The bottom line is this: recession or not, businesses need to continue embracing the opportunities of the digital age, but they need to do so securely to ensure business confidence and customer trust is maintained.

 

Globally, B2B customer expectations are changing

The United States, the United Kingdom, and Australia – three of our most important trading partners and defence allies – have all advanced their cyber security regulatory regimes in recent years. All three have launched ambitious, forward-leaning cyber security strategies since 2022.

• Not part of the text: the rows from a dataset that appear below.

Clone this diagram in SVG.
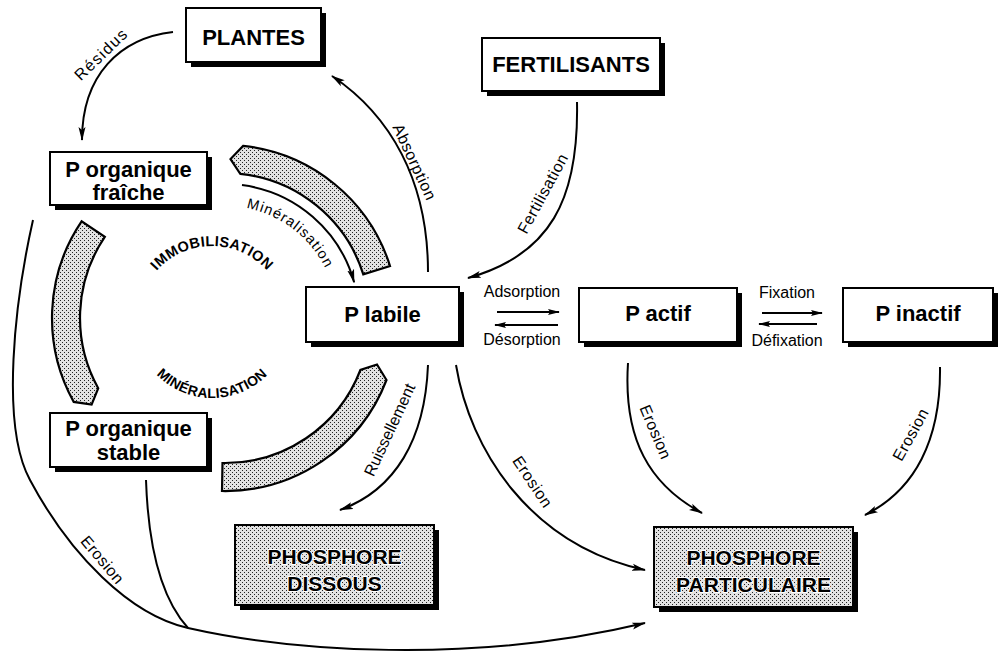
<svg xmlns="http://www.w3.org/2000/svg" width="1003" height="656" viewBox="0 0 1003 656">
<style>
.shadow{fill:#000}
.box{fill:#fff;stroke:#000;stroke-width:2}
.gbox{fill:url(#dots);stroke:#000;stroke-width:2}
.band{fill:url(#dots);stroke:#000;stroke-width:2.2;stroke-linejoin:miter}
.bt{font-family:"Liberation Sans",Arial,sans-serif;font-weight:bold;font-size:22px;text-anchor:middle;fill:#000}
.gt{font-family:"Liberation Sans",Arial,sans-serif;font-weight:bold;font-size:21px;text-anchor:middle;fill:#000;stroke:#fff;stroke-width:2;paint-order:stroke}
.lbl{font-family:"Liberation Sans",Arial,sans-serif;font-size:16px;fill:#000;text-anchor:middle}
.cyc{font-family:"Liberation Sans",Arial,sans-serif;font-weight:bold;font-size:14.5px;fill:#000;letter-spacing:0.3px}
.ln{fill:none;stroke:#000;stroke-width:2}
.arr{fill:none;stroke:#000;stroke-width:2;marker-end:url(#ah)}
.sarr{fill:none;stroke:#000;stroke-width:2;marker-end:url(#ah2)}
</style>
<defs>
<pattern id="dots" width="4" height="4" patternUnits="userSpaceOnUse">
<rect width="4" height="4" fill="#e2e2e2"/>
<rect x="0" y="0" width="1" height="1" fill="#222"/>
<rect x="2" y="2" width="1" height="1" fill="#222"/>
</pattern>
<marker id="ah" viewBox="0 0 14 8" refX="13" refY="4" markerWidth="14" markerHeight="8" markerUnits="userSpaceOnUse" orient="auto">
<path d="M0,0.5 L14,4 L0,7.5 L3,4 Z" fill="#000"/>
</marker>
<marker id="ah2" viewBox="0 0 12 7" refX="11" refY="3.5" markerWidth="12" markerHeight="7" markerUnits="userSpaceOnUse" orient="auto">
<path d="M0,0.5 L12,3.5 L0,6.5 L2,3.5 Z" fill="#000"/>
</marker>
<path id="immoPath" d="M138,320 A74,74 0 0 1 286,320"/>
<path id="minePath" d="M134,320 A78,78 0 0 0 290,320"/>
<path id="minArc" d="M205.6,207.7 A112,112 0 0 1 336.6,308.2"/>
</defs>

<rect width="1003" height="656" fill="#fff"/>

<g id="cycle">
<path class="band" d="M243.1,145.9 A173,173 0 0 1 390,266 L363.3,274.4 A145,145 0 0 0 240.2,173.8 L230.5,159.1 Z"/>
<path class="band" d="M81.6,221.3 A173,173 0 0 0 73.7,401.9 L91.6,404.6 L98.2,388.3 A145,145 0 0 1 104.8,236.9 Z"/>
<path class="band" d="M222,491 A173,173 0 0 0 386.5,380 L377,364.5 L360.4,370 A145,145 0 0 1 222.5,463 Z"/>
<text class="cyc" text-anchor="middle"><textPath href="#immoPath" startOffset="50%">IMMOBILISATION</textPath></text>
<text class="cyc" text-anchor="middle" style="font-size:14px"><textPath href="#minePath" startOffset="50%">MINÉRALISATION</textPath></text>
</g>

<g id="connectors">
<path class="arr" d="M173,32 C120,38 82,75 82,140"/>
<path class="arr" d="M428,272 C428,180 390,115 332,76"/>
<path class="arr" d="M577,102 C579,200 550,255 468,278"/>
<path class="arr" d="M242,185.1 A134,134 0 0 1 354.1,282.2"/>
<path class="sarr" d="M497,312 L559,312"/>
<path class="sarr" d="M558,325 L495,325"/>
<path class="sarr" d="M762,313 L822,313"/>
<path class="sarr" d="M817,324 L759,324"/>
<path class="arr" d="M428,365 C425,440 395,490 340,510"/>
<path class="arr" d="M456,365 C470,450 530,545 645,570"/>
<path class="arr" d="M628,363 C623,440 650,485 702,513"/>
<path class="arr" d="M940,367 C941,440 915,490 865,515"/>
<path class="arr" d="M33,220 C15,300 0,425 30,480 C70,555 130,615 188,628 C290,651 470,665 645,623"/>
<path class="ln" d="M146,480 C148,540 158,595 188,628"/>

<text class="lbl" transform="translate(101,55) rotate(-44)" dy="5" textLength="66" lengthAdjust="spacing">Résidus</text>
<text class="lbl" transform="translate(414,162) rotate(65)" dy="5" textLength="82" lengthAdjust="spacing">Absorption</text>
<text class="lbl" transform="translate(543,194) rotate(-61.5)" dy="5" textLength="88" lengthAdjust="spacing">Fertilisation</text>
<text class="lbl" style="font-size:14.5px;letter-spacing:1px;text-anchor:middle"><textPath href="#minArc" startOffset="50%">Minéralisation</textPath></text>
<text class="lbl" x="522" y="297">Adsorption</text>
<text class="lbl" x="522" y="345">Désorption</text>
<text class="lbl" x="787" y="298">Fixation</text>
<text class="lbl" x="787" y="346">Défixation</text>
<text class="lbl" transform="translate(390,430) rotate(-65)" dy="5" textLength="100" lengthAdjust="spacing">Ruissellement</text>
<text class="lbl" transform="translate(532,482) rotate(56)" dy="5" textLength="58" lengthAdjust="spacing">Erosion</text>
<text class="lbl" transform="translate(655,432) rotate(67)" dy="5" textLength="57" lengthAdjust="spacing">Erosion</text>
<text class="lbl" transform="translate(911,435) rotate(-61)" dy="5" textLength="57" lengthAdjust="spacing">Erosion</text>
<text class="lbl" transform="translate(102,560) rotate(50)" dy="5" textLength="57" lengthAdjust="spacing">Erosion</text>
</g>

<g id="plantes">
<rect class="shadow" x="191" y="13" width="135" height="54"/>
<rect class="box" x="186" y="8" width="135" height="54"/>
<text class="bt" x="253.5" y="45">PLANTES</text>
</g>
<g id="fertilisants">
<rect class="shadow" x="487" y="43" width="178" height="53"/>
<rect class="box" x="482" y="38" width="178" height="53"/>
<text class="bt" x="571" y="72">FERTILISANTS</text>
</g>
<g id="p-organique-fraiche">
<rect class="shadow" x="55" y="157" width="157" height="53"/>
<rect class="box" x="50" y="152" width="157" height="53"/>
<text class="bt" x="128.5" y="177">P organique</text>
<text class="bt" x="128.5" y="200">fraîche</text>
</g>
<g id="p-organique-stable">
<rect class="shadow" x="55" y="418" width="157" height="54"/>
<rect class="box" x="50" y="413" width="157" height="54"/>
<text class="bt" x="128.5" y="436">P organique</text>
<text class="bt" x="128.5" y="460">stable</text>
</g>
<g id="p-labile">
<rect class="shadow" x="311" y="292" width="153" height="55"/>
<rect class="box" x="306" y="287" width="153" height="55"/>
<text class="bt" x="382.5" y="322">P labile</text>
</g>
<g id="p-actif">
<rect class="shadow" x="584" y="293" width="158" height="54"/>
<rect class="box" x="579" y="288" width="158" height="54"/>
<text class="bt" x="658" y="321">P actif</text>
</g>
<g id="p-inactif">
<rect class="shadow" x="848" y="293" width="150" height="54"/>
<rect class="box" x="843" y="288" width="150" height="54"/>
<text class="bt" x="918" y="321">P inactif</text>
</g>
<g id="phosphore-dissous">
<rect class="shadow" x="240" y="530" width="199" height="80"/>
<rect class="gbox" x="235" y="525" width="199" height="80"/>
<text class="gt" x="334.5" y="564">PHOSPHORE</text>
<text class="gt" x="334.5" y="591">DISSOUS</text>
</g>
<g id="phosphore-particulaire">
<rect class="shadow" x="659" y="532" width="199" height="80"/>
<rect class="gbox" x="654" y="527" width="199" height="80"/>
<text class="gt" x="753.5" y="565">PHOSPHORE</text>
<text class="gt" x="753.5" y="592">PARTICULAIRE</text>
</g>
</svg>
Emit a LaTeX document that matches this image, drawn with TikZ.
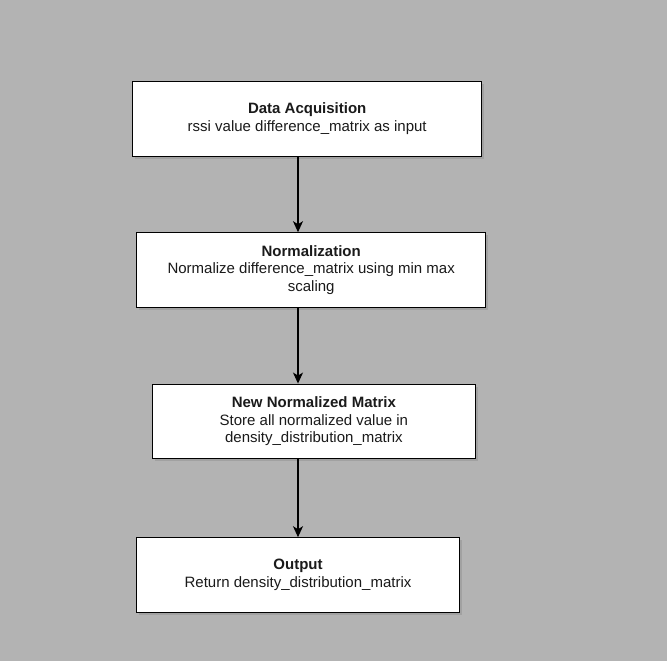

For New Zealand businesses this poses a growing challenge. Our businesses are now dealing with customers in these markets who – in line with heightened regulatory regimes – have elevated their expectations around cyber security, data protection, privacy and other technology standards.

Just look at Australia, where the 2022 Privacy Legislation Amendment Bill increased the penalties for serious or repeated privacy breaches to whichever is greater: $50 million, three times the benefit obtained through the misuse of information or 30 per cent of a company’s adjusted turnover in the relevant period. In the European Union, penalties for breaches of GDPR are €20 million, or up to 4% of the annual worldwide turnover of the preceding financial year, whichever is greater. Last year, Meta was fined €1.2 billion in a single ruling.

This means that Kiwi businesses risk falling behind and being at a competitive disadvantage if our own regimes stay out of step. Recent reports indicate the government is working on a new cyber security strategy and our own critical infrastructure reforms, presenting a welcome opportunity to close these gaps.

 


 

All of this underscores the importance of what we are doing at CyberCX New Zealand – customers are looking to us to help manage complexity and risk, improve their resilience and protect them from cyber attacks. Against the backdrop of this changing cyber landscape, customers increasingly want end-to-end cyber solutions and a broad set of expertise in one place.

With New Zealand’s best cyber security and cloud professionals, that’s exactly what we strive to provide at CyberCX.